Inventory turns, also known as stock turnover, measure how quickly a business sells its inventory. In the context of e-commerce, businesses can use inventory turns to gauge the efficiency of a company’s inventory management and identify improvement opportunities.
Significance of Inventory Turns
Inventory turns are essential for e-commerce businesses because they can help identify opportunities for improving efficiency and reducing company costs. Some of the key benefits of tracking inventory turns in e-commerce include the following:
Improving cash flow: High inventory turns can help businesses generate more cash by reducing the amount of money tied up in inventory. This can be especially important for e-commerce businesses, which may have limited storage space and need to invest in new inventory before selling their existing stock.
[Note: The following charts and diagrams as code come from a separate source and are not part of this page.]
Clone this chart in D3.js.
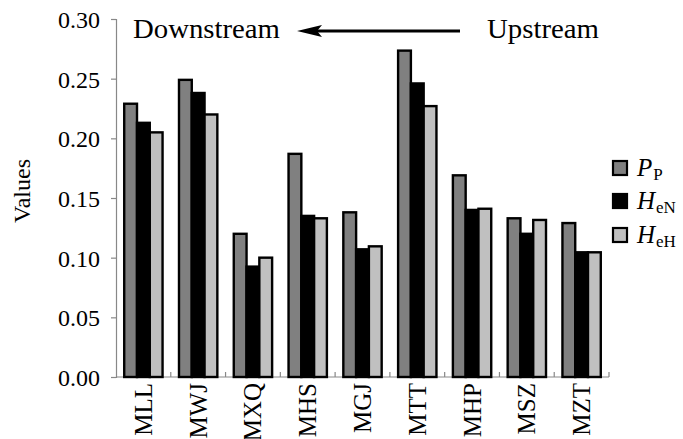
<!DOCTYPE html>
<html><head><meta charset="utf-8">
<script src="https://cdn.jsdelivr.net/npm/d3@7"></script>
<style>body{margin:0;background:#fff}svg{display:block}</style>
</head><body>
<svg id="c" width="683" height="439" font-family="Liberation Serif"></svg>
<script>
const categories = ["MLL","MWJ","MXQ","MHS","MGJ","MTT","MHP","MSZ","MZT"];
const seriesKeys = ["PP","HeN","HeH"];
const PP  = [0.229,0.249,0.120,0.187,0.138,0.2735,0.169,0.133,0.129];
const HeN = [0.213,0.238,0.0925,0.135,0.107,0.246,0.140,0.120,0.1045];
const HeH = [0.205,0.220,0.100,0.133,0.1095,0.227,0.141,0.1316,0.1045];
const yTicks = [0,0.05,0.10,0.15,0.20,0.25,0.30];
const colors = {PP:"#808080",HeN:"#000000",HeH:"#c0c0c0"};
const legendItems = [["P","P","PP"],["H","eN","HeN"],["H","eH","HeH"]];
const FONT = "Liberation Serif";

const svg = d3.select("#c");
const mLeft=116, mRight=609, mTop=19, mBottom=377;
const y = d3.scaleLinear().domain([0,0.30]).range([mBottom,mTop]);
const x0 = d3.scaleBand().domain(categories).range([mLeft,mRight]).padding(0);
const bw = x0.bandwidth();
const x1 = d3.scaleBand().domain(seriesKeys).range([bw*0.15,bw*0.85]).padding(0);
const vals = {PP,HeN,HeH};

// axes
const yAx = svg.append("g").attr("transform",`translate(${mLeft},0)`)
  .call(d3.axisLeft(y).tickValues(yTicks).tickFormat(d3.format(".2f")).tickSizeOuter(0).tickSize(5).tickPadding(11));
yAx.attr("font-family",FONT).attr("font-size",24);
yAx.selectAll("path,line").attr("stroke","#888").attr("stroke-width",1.2);
yAx.selectAll("text").attr("font-family",FONT).attr("font-size",24).attr("fill","#000").attr("dy","0.35em");

const xAx = svg.append("g").attr("transform",`translate(0,${mBottom})`);
xAx.append("line").attr("x1",mLeft).attr("x2",mRight).attr("stroke","#888").attr("stroke-width",1.2);
xAx.selectAll("line.t").data(categories).join("line").attr("class","t")
  .attr("x1",d=>x0(d)+bw).attr("x2",d=>x0(d)+bw)
  .attr("y1",0).attr("y2",-5).attr("stroke","#888").attr("stroke-width",1.2);
xAx.selectAll("text").data(categories).join("text")
  .attr("transform",d=>`translate(${x0(d)+bw/2+8.5},6) rotate(-90)`)
  .attr("text-anchor","end").attr("font-family",FONT).attr("font-size",25).text(d=>d);

// bars
const g = svg.append("g");
categories.forEach((c,i)=>{
  seriesKeys.forEach(k=>{
    g.append("rect").attr("x",x0(c)+x1(k)).attr("width",x1.bandwidth())
      .attr("y",y(vals[k][i])).attr("height",y(0)-y(vals[k][i]))
      .attr("fill",colors[k]).attr("stroke","#000").attr("stroke-width",2.4);
  });
});

// y title
svg.append("text").attr("transform","translate(30,191) rotate(-90)")
  .attr("text-anchor","middle").attr("font-family",FONT).attr("font-size",24).text("Values");

// annotation
svg.append("text").attr("x",133).attr("y",38).attr("font-family",FONT).attr("font-size",27)
  .attr("textLength",147).attr("lengthAdjust","spacingAndGlyphs").text("Downstream");
svg.append("text").attr("x",487).attr("y",38).attr("font-family",FONT).attr("font-size",27)
  .attr("textLength",112).attr("lengthAdjust","spacingAndGlyphs").text("Upstream");
svg.append("line").attr("x1",460).attr("x2",312).attr("y1",31).attr("y2",31).attr("stroke","#000").attr("stroke-width",3);
svg.append("path").attr("d","M297,31 L322,25 L317,31 L322,37 Z").attr("fill","#000");

// legend
const lg = svg.append("g");
const legendY = [168,201,235];
legendItems.forEach((it,i)=>{
  const cy = legendY[i];
  lg.append("rect").attr("x",613).attr("y",cy-7).attr("width",14).attr("height",14)
    .attr("fill",colors[it[2]]).attr("stroke","#000").attr("stroke-width",2.2);
  const t = lg.append("text").attr("x",637).attr("y",cy+8).attr("font-family",FONT).attr("font-size",25);
  t.append("tspan").attr("font-style","italic").text(it[0]);
  t.append("tspan").attr("font-size",17).attr("dy",4).attr("dx",1).text(it[1]);
});
</script>
</body></html>
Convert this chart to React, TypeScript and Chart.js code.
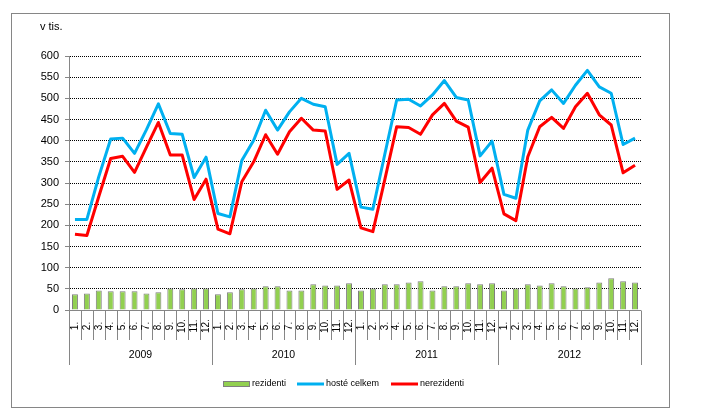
import React, { useEffect, useRef } from "react";
import { Chart, registerables } from "chart.js";

Chart.register(...registerables);

const years = ["2009", "2010", "2011", "2012"];
const months = ["1.", "2.", "3.", "4.", "5.", "6.", "7.", "8.", "9.", "10.", "11.", "12."];
const yTicks = [0, 50, 100, 150, 200, 250, 300, 350, 400, 450, 500, 550, 600];

const rezidenti = [
  37, 39, 46, 44, 44, 44, 39, 42, 51, 49, 51, 51,
  37, 42, 49, 51, 56, 56, 46, 46, 61, 58, 58, 63,
  46, 51, 61, 61, 65, 68, 46, 56, 56, 63, 61, 63,
  46, 51, 61, 58, 63, 56, 51, 54, 65, 75, 68, 65,
];
const hosteCelkem = [
  214, 214, 315, 404, 406, 370, 426, 487, 417, 415, 313, 361,
  228, 220, 353, 401, 472, 425, 468, 500, 486, 480, 344, 370,
  243, 238, 368, 496, 498, 482, 508, 542, 502, 496, 364, 399,
  273, 264, 425, 494, 520, 488, 531, 566, 527, 512, 391, 406,
];
const nerezidenti = [
  179, 176, 268, 358, 363, 325, 385, 443, 366, 366, 261, 309,
  191, 180, 303, 350, 414, 368, 421, 453, 425, 423, 285, 307,
  194, 185, 308, 433, 431, 415, 461, 488, 446, 432, 301, 335,
  227, 211, 362, 433, 455, 429, 480, 512, 461, 437, 324, 342,
];

const labels: string[] = [];
years.forEach((y) => months.forEach((m) => labels.push(m)));

const FONT = "'Liberation Sans', Arial, sans-serif";
const GRAY = "#868686";
const GREEN = "#92d050";
const BLUE = "#00b0f0";
const RED = "#ff0000";

const decor = {
  id: "decor",
  afterDraw(chart: any) {
    const ctx = chart.ctx as CanvasRenderingContext2D;
    const xs = chart.scales.x;
    const ca = chart.chartArea;
    const n = labels.length;
    ctx.save();
    // outer frame
    ctx.strokeStyle = GRAY;
    ctx.lineWidth = 1;
    ctx.strokeRect(11.5, 13.5, 658, 394);

    // unit label
    ctx.fillStyle = "#000";
    ctx.font = `11px ${FONT}`;
    ctx.textAlign = "left";
    ctx.textBaseline = "middle";
    ctx.fillText("v tis.", 40, 27);

    const bottom = Math.round(ca.bottom) + 0.5;
    // x axis line
    ctx.strokeStyle = GRAY;
    ctx.beginPath();
    ctx.moveTo(ca.left, bottom);
    ctx.lineTo(ca.right, bottom);
    ctx.stroke();

    const centers: number[] = [];
    for (let i = 0; i < n; i++) centers.push(xs.getPixelForValue(i));
    const bounds: number[] = [ca.left];
    for (let i = 1; i < n; i++) bounds.push((centers[i - 1] + centers[i]) / 2);
    bounds.push(ca.right);

    for (let i = 0; i <= n; i++) {
      const bx = Math.round(bounds[i]) + 0.5;
      const isYear = i % 12 === 0;
      ctx.beginPath();
      ctx.moveTo(bx, isYear && i === 0 ? ca.top : bottom);
      ctx.lineTo(bx, isYear ? 365 : 340);
      ctx.stroke();
    }

    // month labels (rotated)
    ctx.fillStyle = "#000";
    ctx.font = `10px ${FONT}`;
    ctx.textAlign = "center";
    ctx.textBaseline = "middle";
    for (let i = 0; i < n; i++) {
      ctx.save();
      ctx.translate(centers[i], 326);
      ctx.rotate(-Math.PI / 2);
      ctx.fillText(labels[i], 0, 0);
      ctx.restore();
    }
    // year labels
    ctx.font = `10.5px ${FONT}`;
    years.forEach((y, k) => {
      const cx = (bounds[k * 12] + bounds[k * 12 + 12]) / 2;
      ctx.fillText(y, cx, 355);
    });

    // legend
    ctx.font = `9px ${FONT}`;
    ctx.textAlign = "left";
    ctx.fillStyle = GREEN;
    ctx.fillRect(223.5, 381.5, 26, 5);
    ctx.strokeStyle = "#7f7f7f";
    ctx.strokeRect(223.5, 381.5, 26, 5);
    ctx.fillStyle = "#000";
    ctx.fillText("rezidenti", 252, 384);

    ctx.lineWidth = 3;
    ctx.strokeStyle = BLUE;
    ctx.beginPath();
    ctx.moveTo(297, 384);
    ctx.lineTo(324, 384);
    ctx.stroke();
    ctx.fillText("hosté celkem", 326, 384);

    ctx.strokeStyle = RED;
    ctx.beginPath();
    ctx.moveTo(391, 384);
    ctx.lineTo(418, 384);
    ctx.stroke();
    ctx.fillText("nerezidenti", 420, 384);
    ctx.restore();
  },
};

export default function App() {
  const ref = useRef<HTMLCanvasElement | null>(null);
  useEffect(() => {
    if (!ref.current) return;
    const chart = new Chart(ref.current, {
      type: "bar",
      data: {
        labels,
        datasets: [
          {
            type: "line",
            label: "nerezidenti",
            data: nerezidenti,
            borderColor: RED,
            backgroundColor: RED,
            borderWidth: 3,
            pointRadius: 0,
            tension: 0,
            borderJoinStyle: "round",
            order: 1,
          } as any,
          {
            type: "line",
            label: "hosté celkem",
            data: hosteCelkem,
            borderColor: BLUE,
            backgroundColor: BLUE,
            borderWidth: 3,
            pointRadius: 0,
            tension: 0,
            borderJoinStyle: "round",
            order: 2,
          } as any,
          {
            type: "bar",
            label: "rezidenti",
            data: rezidenti,
            backgroundColor: GREEN,
            borderColor: "#7f7f7f",
            borderWidth: 1,
            categoryPercentage: 1,
            barPercentage: 0.5,
            order: 3,
          } as any,
        ],
      },
      options: {
        responsive: false,
        animation: false,
        devicePixelRatio: 1,
        layout: { padding: { left: 0, top: 56, right: 60, bottom: 105 } },
        plugins: { legend: { display: false }, tooltip: { enabled: false } },
        scales: {
          x: {
            display: false,
            offset: true,
          },
          y: {
            min: 0,
            max: 600,
            afterFit: (s: any) => {
              s.width = 69;
            },
            afterBuildTicks: (s: any) => {
              s.ticks = yTicks.map((v) => ({ value: v }));
            },
            ticks: {
              color: "#000",
              font: { family: FONT, size: 11 },
              padding: 6,
            },
            grid: {
              color: "#000",
              lineWidth: 1,
              tickColor: GRAY,
              tickLength: 4,
              tickBorderDash: [],
            },
            border: { color: GRAY, width: 1, dash: [1, 1] },
          },
        },
      } as any,
      plugins: [decor],
    });
    return () => chart.destroy();
  }, []);
  return (
    <canvas
      ref={ref}
      width={701}
      height={415}
      style={{ position: "fixed", left: 0, top: 0, width: 701, height: 415 }}
    />
  );
}
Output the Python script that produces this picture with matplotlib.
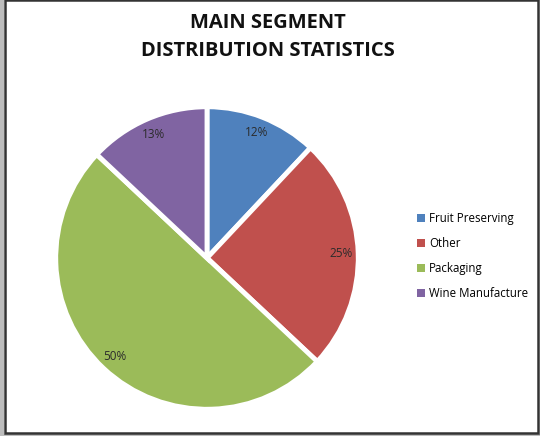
import matplotlib
matplotlib.use("Agg")
import matplotlib.pyplot as plt
from matplotlib.patches import Rectangle

categories = ["Fruit Preserving", "Other", "Packaging", "Wine Manufacture"]
values = [12, 25, 50, 13]
colors = ["#4F81BD", "#C0504D", "#9BBB59", "#8064A2"]
title = "MAIN SEGMENT\nDISTRIBUTION STATISTICS"

W, H = 540, 436
fig = plt.figure(figsize=(W / 100, H / 100), dpi=100)
fig.patch.set_facecolor("white")

# outer frame / screenshot edges
fig.patches.append(Rectangle((0, 0), 4 / W, 1, transform=fig.transFigure,
                             facecolor="#bdbdbd", edgecolor="none", zorder=0))
fig.patches.append(Rectangle((0, 0), 1, 2 / H, transform=fig.transFigure,
                             facecolor="#bdbdbd", edgecolor="none", zorder=0))
fig.patches.append(Rectangle((5 / W, 3 / H), (533 / W), (433 / H), transform=fig.transFigure,
                             facecolor="none", edgecolor="#333333", linewidth=1.8, zorder=1))

cx, cy, r = 207, H - 258, 152
ax = fig.add_axes([(cx - r) / W, (cy - r) / H, 2 * r / W, 2 * r / H])
wedges, texts, autotexts = ax.pie(
    values, colors=colors, startangle=90, counterclock=False,
    autopct=lambda p: f"{p:.0f}%", pctdistance=0.89,
    wedgeprops=dict(edgecolor="white", linewidth=3.5),
    textprops=dict(fontsize=8.5, color="#2b2b2b", family="Open Sans"),
)
ax.set_xlim(-1.005, 1.005)
ax.set_ylim(-1.005, 1.005)
ax.set_aspect("equal")
ax.axis("off")

fig.text(268 / W, 1 - 37 / H, title, ha="center", va="center", fontsize=14.5,
         fontweight="bold", family="Open Sans", color="#111111", linespacing=1.6)

leg = fig.legend(wedges, categories, loc="center left", bbox_to_anchor=(407 / W, 1 - 256 / H),
                 frameon=False, handlelength=0.7, handleheight=0.7,
                 handletextpad=0.3, labelspacing=1.05,
                 prop=dict(family="Open Sans", size=8.3))
for h in leg.legend_handles:
    h.set_edgecolor("none")

fig.savefig("out.png", dpi=100, facecolor="white")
Reducing inventory holding costs: High inventory turns can help businesses reduce the costs associated with holding inventory, such as storage and insurance costs.
Prerequisites to Set Up Inventory Turns
E-commerce businesses should consider the following prerequisites to set up inventory turns:
Accurate and up-to-date inventory data: To track inventory turns, businesses need accurate and up-to-date information about their inventory levels. This includes the quantity and location of each item and its cost and value.
A system for tracking inventory movements: To calculate inventory turns, businesses need a way to track inventory activity, such as when it is received, used, or sold. Companies can do this manually or through an inventory management system.
Use Case of Inventory Turns
A small online retailer calculates its inventory turns by dividing COGS by average inventory. A lower-than-average turn rate could indicate a need to hold more stock. The retailer improves its inventory turns by identifying and reducing slow-moving products and adjusting forecasting and replenishment processes to align with demand patterns.